I need to identify the new line chars if any using powershell or batch file and if present remove.
CodePudding user response:
I am afraid I don't really understand what you want. You didn't posted any input file nor specified what is the output you want from such an input. Anyway, I hope this code can help:
@echo off
setlocal EnableDelayedExpansion
rem Create a test file
set LF=^
%don't remove%
%these lines%
(
echo Line One: CR LF
set /P "=Line Two: LF!LF!"
echo Line Three: CR LF
) > test.txt < NUL
rem Read the file
set "acum=0"
(for /F "tokens=1* delims=:" %%a in ('findstr /O "^" test.txt') do (
if not defined line (
set "line=%%b"
) else (
set /A "len=%%a-acum-2, acum=%%a"
for %%n in (!len!) do if "!line:~%%n!" equ "" (
echo !line!
) else (
set /P "=!line!"
)
set "line=%%b"
)
)) < NUL
for %%a in (test.txt) do set /A "len=%%~Za-acum-2"

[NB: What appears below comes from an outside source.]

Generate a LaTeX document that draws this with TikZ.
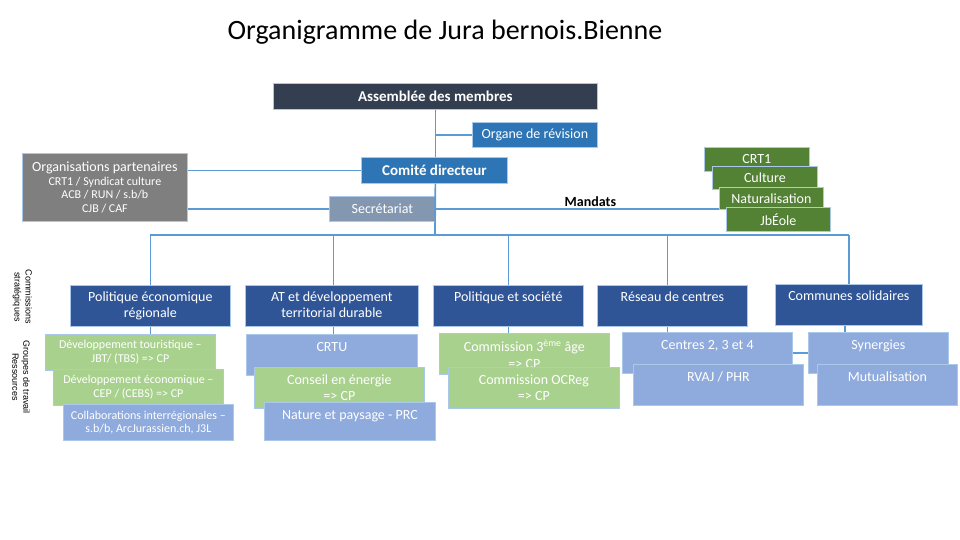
\documentclass[tikz,border=0pt]{standalone}
\usepackage{fontspec}
\setmainfont{Carlito}
\newfontfamily\arialf{Liberation Sans}
\definecolor{assc}{HTML}{333F50}
\definecolor{combl}{HTML}{2E75B6}
\definecolor{grayc}{HTML}{7F7F7F}
\definecolor{secc}{HTML}{8497B0}
\definecolor{dgreen}{HTML}{548235}
\definecolor{navy}{HTML}{2F5597}
\definecolor{lgreen}{HTML}{A9D18E}
\definecolor{lblue}{HTML}{8FAADC}
\definecolor{bordc}{HTML}{A9C8EA}
\definecolor{connc}{HTML}{5B9BD5}
\begin{document}
\begin{tikzpicture}[x=1pt,y=-1pt,
  bx/.style={draw=bordc, line width=0.75pt, inner sep=0pt, anchor=north west, text=white, align=center},
  conn/.style={draw=connc, line width=1.7pt},
  f14/.style={font=\fontsize{14}{16.5}\selectfont},
  f12/.style={font=\fontsize{12}{13.5}\selectfont},
  fb15/.style={font=\bfseries\fontsize{15}{18}\selectfont},
  tl/.style={anchor=north, inner sep=0pt, text=white, align=center, yshift=-5pt, font=\fontsize{14}{16}\selectfont},
  ts/.style={anchor=north, inner sep=0pt, text=white, align=center, yshift=-6.5pt, font=\fontsize{14}{16}\selectfont},
  side/.style={rotate=-90, align=center, text=black, inner sep=0pt, font=\arialf\fontsize{9}{11}\selectfont}
]
\useasboundingbox (0,0) rectangle (960,540);

% title
\node[font=\fontsize{28}{34}\selectfont, text=black] (title) at (445,32) {Organigramme de Jura bernois.Bienne};

% top level
\node[bx, fill=assc, minimum width=324pt, minimum height=26pt, fb15] (ass) at (273,83) {Assemblée des membres};
\node[bx, fill=combl, minimum width=125pt, minimum height=25pt, f14] (org) at (472,122) {Organe de révision};
\node[bx, fill=combl, minimum width=146pt, minimum height=26pt, fb15] (com) at (361,157) {Comité directeur};
\node[bx, fill=grayc, minimum width=165pt, minimum height=68pt, f12] (part) at (22,153)
  {{\fontsize{14}{16}\selectfont Organisations partenaires}\\CRT1 / Syndicat culture\\ACB / RUN / s.b/b\\CJB / CAF};
\node[bx, fill=secc, minimum width=106pt, minimum height=25pt, f14] (sec) at (329,196) {Secrétariat};

% mandats
\node[bx, fill=dgreen, minimum width=105pt, minimum height=24pt, f14] (crt) at (704,147) {CRT1};
\node[bx, fill=dgreen, minimum width=105pt, minimum height=23pt, f14] (cul) at (712,166) {Culture};
\node[bx, fill=dgreen, minimum width=104pt, minimum height=22pt, f14] (natu) at (719,187) {Naturalisation};
\node[bx, fill=dgreen, minimum width=104pt, minimum height=24pt, f14] (jbe) at (726,207) {JbÉole};

% side labels
\node[side] (lab1) at (22.5,297) {Commissions\\stratégiques};
\node[side] (lab2) at (21,377) {Groupes de travail\\Ressources};

% commissions
\node[bx, fill=navy, minimum width=160pt, minimum height=41pt,
  label={[tl]north:{\rule{0pt}{11pt}Politique économique\\régionale}}] (p1) at (70,285) {};
\node[bx, fill=navy, minimum width=173pt, minimum height=41pt,
  label={[tl]north:{\rule{0pt}{11pt}AT et développement\\territorial durable}}] (p2) at (245,285) {};
\node[bx, fill=navy, minimum width=150pt, minimum height=41pt,
  label={[tl]north:{\rule{0pt}{11pt}Politique et société}}] (p3) at (433,285) {};
\node[bx, fill=navy, minimum width=150pt, minimum height=41pt,
  label={[tl]north:{\rule{0pt}{11pt}Réseau de centres}}] (p4) at (597,285) {};
\node[bx, fill=navy, minimum width=147pt, minimum height=41pt,
  label={[tl]north:{\rule{0pt}{11pt}Communes solidaires}}] (p5) at (775,284) {};

% column 1
\node[bx, fill=lgreen, minimum width=170pt, minimum height=36pt, f12] (d1) at (45,334) {Développement touristique –\\JBT/ (TBS) => CP};
\node[bx, fill=lgreen, minimum width=170pt, minimum height=36pt, f12] (d2) at (53,369) {Développement économique –\\CEP / (CEBS) => CP};
\node[bx, fill=lblue, minimum width=170pt, minimum height=36pt, f12] (d3) at (63,404) {Collaborations interrégionales –\\s.b/b, ArcJurassien.ch, J3L};

% column 2
\node[bx, fill=lblue, minimum width=171pt, minimum height=41pt,
  label={[ts]north:{\rule{0pt}{11pt}CRTU}}] (crtu) at (246,334) {};
\node[bx, fill=lgreen, minimum width=170pt, minimum height=41pt, f14] (cons) at (254,367) {Conseil en énergie\\=> CP};
\node[bx, fill=lblue, minimum width=171pt, minimum height=38pt,
  label={[ts]north:{\rule{0pt}{11pt}Nature et paysage - PRC}}] (natp) at (264,402) {};

% column 3
\node[bx, fill=lgreen, minimum width=170pt, minimum height=41pt, f14] (com3) at (439,333) {Commission 3\textsuperscript{ème} âge\\=> CP};
\node[bx, fill=lgreen, minimum width=171pt, minimum height=41pt, f14] (ocr) at (448,367) {Commission OCReg\\=> CP};

% column 4
\node[bx, fill=lblue, minimum width=170pt, minimum height=41pt,
  label={[ts]north:{\rule{0pt}{11pt}Centres 2, 3 et 4}}] (cen) at (622,332) {};
\node[bx, fill=lblue, minimum width=170pt, minimum height=41pt,
  label={[ts]north:{\rule{0pt}{11pt}RVAJ / PHR}}] (rvaj) at (633,364) {};

% column 5
\node[bx, fill=lblue, minimum width=140pt, minimum height=41pt,
  label={[ts]north:{\rule{0pt}{11pt}Synergies}}] (syn) at (808,332) {};
\node[bx, fill=lblue, minimum width=140pt, minimum height=41pt,
  label={[ts]north:{\rule{0pt}{11pt}Mutualisation}}] (mut) at (817,364) {};

% connectors
\coordinate (bus) at (435,235);
\draw[conn] (ass.south) -- (ass.south |- com.north);
\draw[conn] (ass.south |- org.west) -- (org.west);
\draw[conn] (ass.south |- com.south) -- (bus);
\draw[conn] (com.west) -- (com.west -| part.east);
\draw[conn] (sec.west) -- (sec.west -| part.east);
\draw[conn] (sec.east) -- node[pos=0.546, above, inner sep=1.5pt, text=black, font=\bfseries\fontsize{14}{16}\selectfont] (mand) {Mandats} (sec.east -| natu.west);
\draw[conn] (bus -| p1.north) -- (bus -| p5.north);
\draw[conn] (bus -| p1.north) -- (p1.north);
\draw[conn] ([xshift=1.5pt]bus -| p2.north) -- ([xshift=1.5pt]p2.north);
\draw[conn] (bus -| p3.north) -- (p3.north);
\draw[conn] ([xshift=-5pt]bus -| p4.north) -- ([xshift=-5pt]p4.north);
\draw[conn] (bus -| p5.north) -- (p5.north);
\draw[conn] (p1.south) -- (p1.south |- d1.north);
\draw[conn] ([xshift=1.5pt]p2.south) -- ([xshift=1.5pt]p2.south |- crtu.north);
\draw[conn] (p3.south) -- (p3.south |- com3.north);
\draw[conn] ([xshift=-5pt]p4.south) -- ([xshift=-5pt]p4.south |- cen.north);
\draw[conn] ([xshift=-4pt]p5.south) -- ([xshift=-4pt]p5.south |- syn.north);
\draw[conn] (cen.east) -- (syn.west);
\end{tikzpicture}
\end{document}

(for %%n in (!len!) do if "!line:~%%n!" equ "" (
echo !line!
) else (
set /P "=!line!"
)) < NUL
Output:
Line One: CR LF
Line Two: LFLine Three: CR LF
This example first create a file with three lines, but the second one is ended in LF instead of CR LF. Then, the program identify how each line ends and remove the alone LF's
The method is based on findstr /O
switch that reports the offset of the first byte of each line starting from beginning of file
CodePudding user response:
In a comment you state:
each record starts with
DTL
It sounds like the way to fix your file is to remove any newlines that aren't followed by verbatim DTL|
:
# Create sample file.
@'
DTL|foo1
DTL|foo2
result of an unwanted
newline or two
DTL|foo3
'@ > test.txt
# Replace all newlines not directly followed by verbatim 'DTL|'
# with a space (remove `, ' '` if you simply want to remove the newlines).
# Pipe to Set-Content in order to save to a file as needed.
(Get-Content -Raw test.txt) -replace '\r?\n(?!DTL\|)', ' '
Output:
DTL|foo1
DTL|foo2 result of an unwanted newline or two
DTL|foo3
For an explanation of the regex used with the -replace
operator above and the ability to experiment with it, see this regex101.com page.